Type:  \copyright for distribution terms
       \h for help with SQL commands
       \? for help on internal slash commands
       \g or terminate with semicolon to execute query
       \q to quit
gadfly=> \i biosqldb-pg.sql
CREATE
psql:biosqldb-pg.sql:13: NOTICE:  CREATE TABLE / PRIMARY KEY will create implicit index 'biodatabase_pkey' for table 'biodatabase'
CREATE
<rest of output snipped>
INSERT 16862 1
psql:biosqldb-pg.sql:304: NOTICE:  CREATE TABLE / PRIMARY KEY will create implicit index 'cache_corba_support_pkey' for table 'cache_corba_support'
CREATE
gadfly=> \i biosqldb-assembly-pg.sql
<rest of output snipped>
gadfly=> \i biosql-accelerators-pg.sql
<rest of output snipped>
gadfly=> \q

$

Let’s walk through the session above. psql is the name of the PostgreSQL interactive shell. We invoke it to connect to the PostgreSQL server and accept commands for a database named gadfly that we had created earlier. psql starts and displays its user prompt. All psql commands begin with a backslash (\). The \i instructs psql to take input from a file. I instruct psql to take input from the biosqldb-pg.sql, biosqldb-assembly-pg.sql and biosql-accelerators-pg.sql successively. psql reads the SQL statements within each of the files and proceeds to construct the BioSQL database schema, printing out a summary of its actions as it proceeds. Finally, I quit the psql interactive shell with \q. At this point you have a BioSQL schema installed and ready to run!!!

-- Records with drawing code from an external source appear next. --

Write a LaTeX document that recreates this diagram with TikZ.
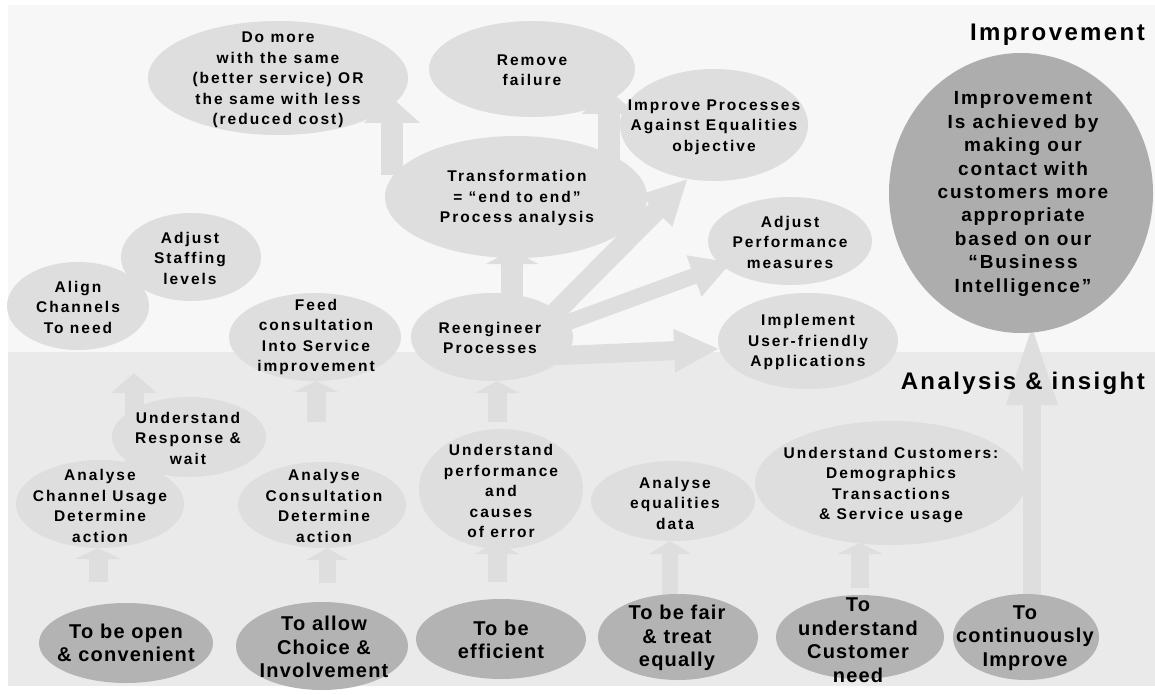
\documentclass[tikz,border=0pt]{standalone}
\usepackage{fontspec}
\usetikzlibrary{shapes.geometric,arrows.meta,calc}
\newfontfamily\fS[LetterSpace=13]{Liberation Sans}
\newfontfamily\fB[LetterSpace=6]{Liberation Sans}
\newfontfamily\fC[LetterSpace=10]{Liberation Sans}
\newfontfamily\fT[LetterSpace=10]{Liberation Sans}
\definecolor{topband}{HTML}{F7F7F7}
\definecolor{botband}{HTML}{EAEAEA}
\definecolor{lightell}{HTML}{DEDEDE}
\definecolor{darkell}{HTML}{B3B3B3}
\definecolor{circc}{HTML}{ADADAD}
\definecolor{arrowc}{HTML}{DEDEDE}
\pgfdeclarelayer{bg}
\pgfdeclarelayer{arr}
\pgfsetlayers{bg,arr,main}
\begin{document}
\begin{tikzpicture}[x=1pt,y=-1pt,
  ell/.style={ellipse, fill=lightell, inner sep=0pt, outer sep=0pt},
  dell/.style={ellipse, fill=darkell, inner sep=0pt, outer sep=0pt},
  txt/.style={align=center, inner sep=0pt, font=\fS\bfseries\fontsize{15.5}{20.5}\selectfont},
  btxt/.style={align=center, inner sep=0pt, font=\fB\bfseries\fontsize{20}{23.5}\selectfont},
  ctxt/.style={align=center, inner sep=0pt, font=\fC\bfseries\fontsize{19}{23.4}\selectfont},
  ttxt/.style={inner sep=0pt, font=\fT\bfseries\fontsize{24}{28}\selectfont},
  bar/.style n args={3}{draw=arrowc, line width=#1pt, -{Triangle[width=#2pt,length=#3pt]}}
]
\useasboundingbox (0,0) rectangle (1155,695);
\begin{pgfonlayer}{bg}
\fill[topband] (8,5) rectangle (1155,352);
\fill[botband] (8,352) rectangle (1155,686);
\end{pgfonlayer}

% ellipses
\node[ell, minimum width=260pt, minimum height=114pt] (domore) at (278,78) {};
\node[ell, minimum width=206pt, minimum height=96pt] (remove) at (532,69) {};
\node[ell, minimum width=188pt, minimum height=112pt] (improveproc) at (714,125) {};
\node[ell, minimum width=262pt, minimum height=122pt] (trans) at (516,197) {};
\node[ell, minimum width=162pt, minimum height=88pt] (reeng) at (492,337) {};
\node[ell, minimum width=164pt, minimum height=88pt] (adjperf) at (790,241) {};
\node[ell, minimum width=180pt, minimum height=96pt] (impl) at (808,341) {};
\node[ell, fill=circc, minimum width=264pt, minimum height=280pt] (circle) at (1021,193) {};
\node[ell, minimum width=140pt, minimum height=88pt] (staff) at (191,257) {};
\node[ell, minimum width=142pt, minimum height=88pt] (align) at (78,306) {};
\node[ell, minimum width=172pt, minimum height=88pt] (feed) at (315,337) {};
\node[ell, minimum width=168pt, minimum height=88pt] (chan) at (100,504) {};
\node[ell, minimum width=154pt, minimum height=80pt] (resp) at (189,437) {};
\node[ell, minimum width=168pt, minimum height=86pt] (consult) at (322,505) {};
\node[ell, minimum width=164pt, minimum height=120pt] (perf) at (501,489) {};
\node[ell, minimum width=164pt, minimum height=80pt] (eqd) at (673,501) {};
\node[ell, minimum width=270pt, minimum height=124pt] (cust) at (890,483) {};
\node[dell, minimum width=174pt, minimum height=80pt] (open) at (126,643) {};
\node[dell, minimum width=172pt, minimum height=88pt] (allow) at (322,646) {};
\node[dell, minimum width=170pt, minimum height=80pt] (eff) at (501,639) {};
\node[dell, minimum width=160pt, minimum height=86pt] (fair) at (678,637) {};
\node[dell, minimum width=168pt, minimum height=84pt] (need) at (860,637) {};
\node[dell, minimum width=146pt, minimum height=86pt] (cont) at (1026,637) {};
\coordinate (chantip) at (134,373);

% arrows (behind the ellipses)
\begin{pgfonlayer}{arr}
\draw[bar={22}{55}{25}] ($(trans)+(-124,-22)$) -- ($(domore)+(114,20)$);
\draw[bar={22}{54}{24}] ($(trans)+(93,-37)$) -- ($(remove)+(77,21)$);
\draw[bar={22}{52}{14}] ($(reeng)+(20,-30)$) -- ($(trans)+(-4,53)$);
\draw[bar={20}{42}{45}, shorten <=-14pt] (reeng.22) -- (improveproc.244);
\draw[bar={16}{41}{40}, shorten <=-12pt, shorten >=-10pt] (reeng.11) -- (adjperf.200);
\draw[bar={19}{40}{45}, shorten <=-10pt] (reeng.346) -- (impl.185);
\draw[bar={18}{46}{83}] ($(cont)+(6,-42)$) -- ($(circle)+(11,129)$);
\draw[bar={19}{45}{11}] ($(open)+(-28,-61)$) -- ($(chan)+(-2,44)$);
\draw[bar={19}{45}{20}] ($(chan)+(34,-24)$) -- (chantip);
\draw[bar={19}{44}{11}] ($(consult)+(-6,-83)$) -- ($(feed)+(1,44)$);
\draw[bar={17}{41}{12}] ($(allow)+(5,-63)$) -- ($(consult)+(5,43)$);
\draw[bar={19}{44}{12}] ($(eff)+(-4,-57)$) -- ($(perf)+(-4,53)$);
\draw[bar={19}{44}{12}] ($(perf)+(-4,-67)$) -- ($(reeng)+(5,44)$);
\draw[bar={16}{41}{13}] ($(fair)+(-8,-40)$) -- ($(eqd)+(-3,40)$);
\draw[bar={18}{45}{11}] ($(need)+(0,-49)$) -- ($(cust)+(-30,60)$);
\end{pgfonlayer}

% texts
\node[txt] (domore-t) at ($(domore)+(0,2)$) {Do more\\with the same\\(better service) OR\\the same with less\\(reduced cost)};
\node[txt] (remove-t) at ($(remove)+(0,1)$) {Remove\\failure};
\node[txt] (improveproc-t) at ($(improveproc)+(0,2)$) {Improve Processes\\Against Equalities\\objective};
\node[txt] (trans-t) at ($(trans)+(1,1)$) {Transformation\\= “end to end”\\Process analysis};
\node[txt] (reeng-t) at ($(reeng)+(-2,1)$) {Reengineer\\Processes};
\node[txt] (adjperf-t) at ($(adjperf)+(0,1)$) {Adjust\\Performance\\measures};
\node[txt] (impl-t) at ($(impl)+(0,1)$) {Implement\\User-friendly\\Applications};
\node[ctxt] (circle-t) at ($(circle)+(2,1)$) {Improvement\\Is achieved by\\making our\\contact with\\customers more\\appropriate\\based on our\\“Business\\Intelligence”};
\node[txt] (staff-t) at ($(staff)+(-1,1)$) {Adjust\\Staffing\\levels};
\node[txt] (align-t) at ($(align)+(0,1)$) {Align\\Channels\\To need};
\node[txt] (feed-t) at ($(feed)+(1,0)$) {Feed\\consultation\\Into Service\\improvement};
\node[txt] (resp-t) at ($(resp)+(-1,1)$) {Understand\\Response \&\\wait};
\node[txt] (chan-t) at ($(chan)+(0,2)$) {Analyse\\Channel Usage\\Determine\\action};
\node[txt] (consult-t) at ($(consult)+(2,1)$) {Analyse\\Consultation\\Determine\\action};
\node[txt] (perf-t) at ($(perf)+(0,2)$) {Understand\\performance\\and\\causes\\of error};
\node[txt] (eqd-t) at ($(eqd)+(2,2)$) {Analyse\\equalities\\data};
\node[txt] (cust-t) at ($(cust)+(1,2)$) {Understand Customers:\\Demographics\\Transactions\\\& Service usage};
\node[btxt] (open-t) at (open) {To be open\\\& convenient};
\node[btxt] (allow-t) at ($(allow)+(2,1)$) {To allow\\Choice \&\\Involvement};
\node[btxt] (eff-t) at ($(eff)+(0,1)$) {To be\\efficient};
\node[btxt] (fair-t) at ($(fair)+(-1,1)$) {To be fair\\\& treat\\equally};
\node[btxt] (need-t) at ($(need)+(-2,3)$) {To\\understand\\Customer\\need};
\node[btxt] (cont-t) at ($(cont)+(-1,1)$) {To\\continuously\\Improve};

% titles
\node[ttxt, anchor=east] (title1) at (1145,35) {Improvement};
\node[ttxt, anchor=east] (title2) at (1145,383) {Analysis \& insight};
\end{tikzpicture}
\end{document}
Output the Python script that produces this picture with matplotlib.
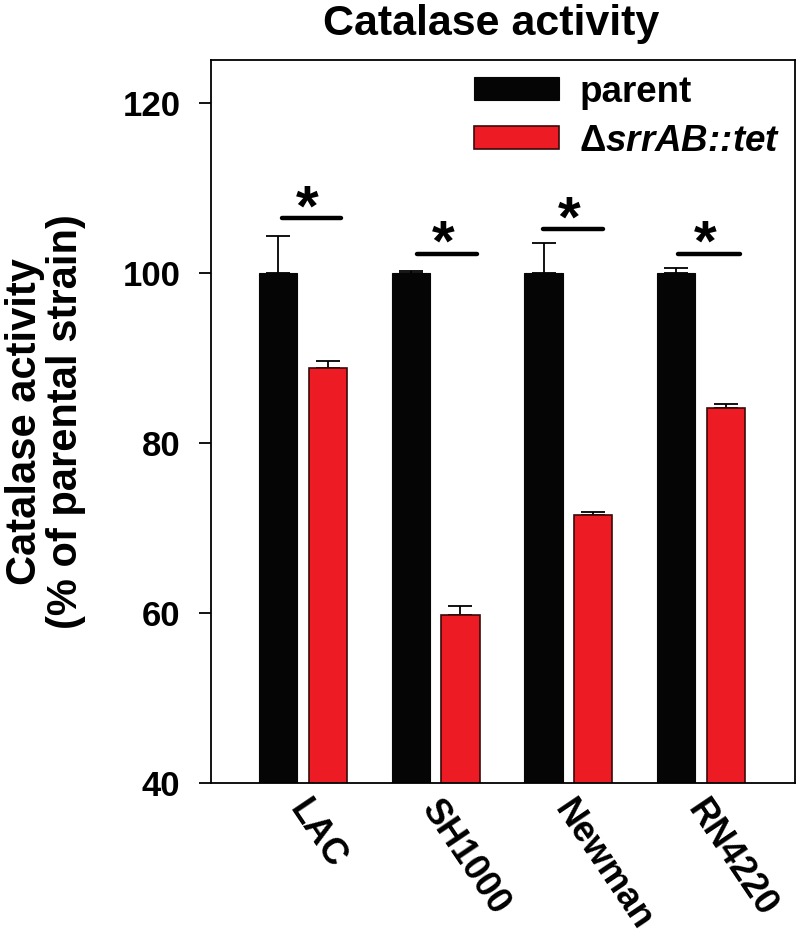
import matplotlib
matplotlib.use("Agg")
import matplotlib.pyplot as plt
import matplotlib.transforms as mtransforms
import numpy as np

plt.rcParams['font.family'] = ['Liberation Sans', 'DejaVu Sans']
plt.rcParams['font.weight'] = 'bold'
plt.rcParams['mathtext.fontset'] = 'custom'
plt.rcParams['mathtext.rm'] = 'Liberation Sans:bold'
plt.rcParams['mathtext.it'] = 'Liberation Sans:italic:bold'

strains = ["LAC", "SH1000", "Newman", "RN4220"]
parent = [100.0, 100.0, 100.0, 100.0]
parent_err = [4.3, 0.2, 3.5, 0.6]
mutant = [88.8, 59.7, 71.5, 84.1]
mutant_err = [0.8, 1.1, 0.4, 0.4]

# significance bars: start, end (relative to group centre), height
sig_start = [-0.16, -0.14, -0.19, -0.17]
sig_end = [0.29, 0.31, 0.26, 0.29]
sig_y = [106.4, 102.2, 105.1, 102.2]

black = "#050505"
red = "#ED1C24"

fig = plt.figure(figsize=(7.97, 9.39), dpi=100)
ax = fig.add_axes([211 / 797, 1 - 783 / 939, 584 / 797, 723 / 939])

x = np.arange(len(strains))
w = 0.29
off = 0.187

ax.bar(x - off, parent, w, color=black, edgecolor=black, linewidth=0.8,
       label="parent", zorder=2)
ax.bar(x + off, mutant, w, color=red, edgecolor="#3a0a0a", linewidth=1.2,
       label=r"$\mathrm{\Delta}$srrAB::tet", zorder=2)

ax.errorbar(x - off, parent, yerr=[np.zeros(4), parent_err], fmt="none",
            ecolor="black", elinewidth=1.3, capsize=8.5, capthick=1.3, zorder=1)
ax.errorbar(x + off, mutant, yerr=[np.zeros(4), mutant_err], fmt="none",
            ecolor="black", elinewidth=1.3, capsize=8.5, capthick=1.3, zorder=1)

for i in range(len(strains)):
    ax.plot([i + sig_start[i], i + sig_end[i]], [sig_y[i], sig_y[i]], color="black",
            lw=3.2, solid_capstyle="round", zorder=3)
    ax.annotate("*", xy=(i + (sig_start[i] + sig_end[i]) / 2 - 0.03, sig_y[i]),
                xytext=(0, -5), textcoords="offset points", ha="center", va="baseline",
                fontsize=42, fontweight="bold")

ax.set_ylim(40, 125)
ax.set_xlim(-0.693, 3.708)
ax.set_yticks([40, 60, 80, 100, 120])
ax.tick_params(axis="y", labelsize=25, length=9, width=1.3, pad=13)
ax.set_xticks(x)
ax.set_xticklabels(strains, rotation=-56, ha="left", va="top",
                   rotation_mode="anchor", fontsize=26)
ax.tick_params(axis="x", length=0, pad=8)
shift = mtransforms.ScaledTranslation(8 / 100, 0, fig.dpi_scale_trans)
for lbl in ax.get_xticklabels():
    lbl.set_transform(lbl.get_transform() + shift)
for s in ax.spines.values():
    s.set_linewidth(1.3)

ax.set_ylabel("Catalase activity\n(% of parental strain)", fontsize=30,
              fontweight="bold", labelpad=26, linespacing=1.05)
ax.set_title("Catalase activity", fontsize=31, fontweight="bold", pad=18, x=0.48)

leg = ax.legend(loc="upper right", frameon=False, fontsize=26.5, handlelength=2.3,
                handleheight=0.6, handletextpad=0.55, labelspacing=0.38,
                borderaxespad=0.0, bbox_to_anchor=(1.0, 1.0))
leg.get_texts()[1].set_fontstyle("italic")

fig.savefig("out.png", dpi=100)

Do remember that if you do not explicitly load the JDBC drivers in your code, you should set a Java environment variable to tell it what to look for like so:

java -Djdbc.drivers=org.postgresql.Driver <whatever your java code is>

NOTE: If you are using the 1.3 version of Biojava with the Singapore schema, do not install biosqldb-assembly-pg.sql or biosql-accelerators-pg.sql as described above. All you will need is the the new biosqldb-pg.sql. There appear to be performance issues in some cases when the other stuff is installed also. This note will be updated eventually to reflect this advice.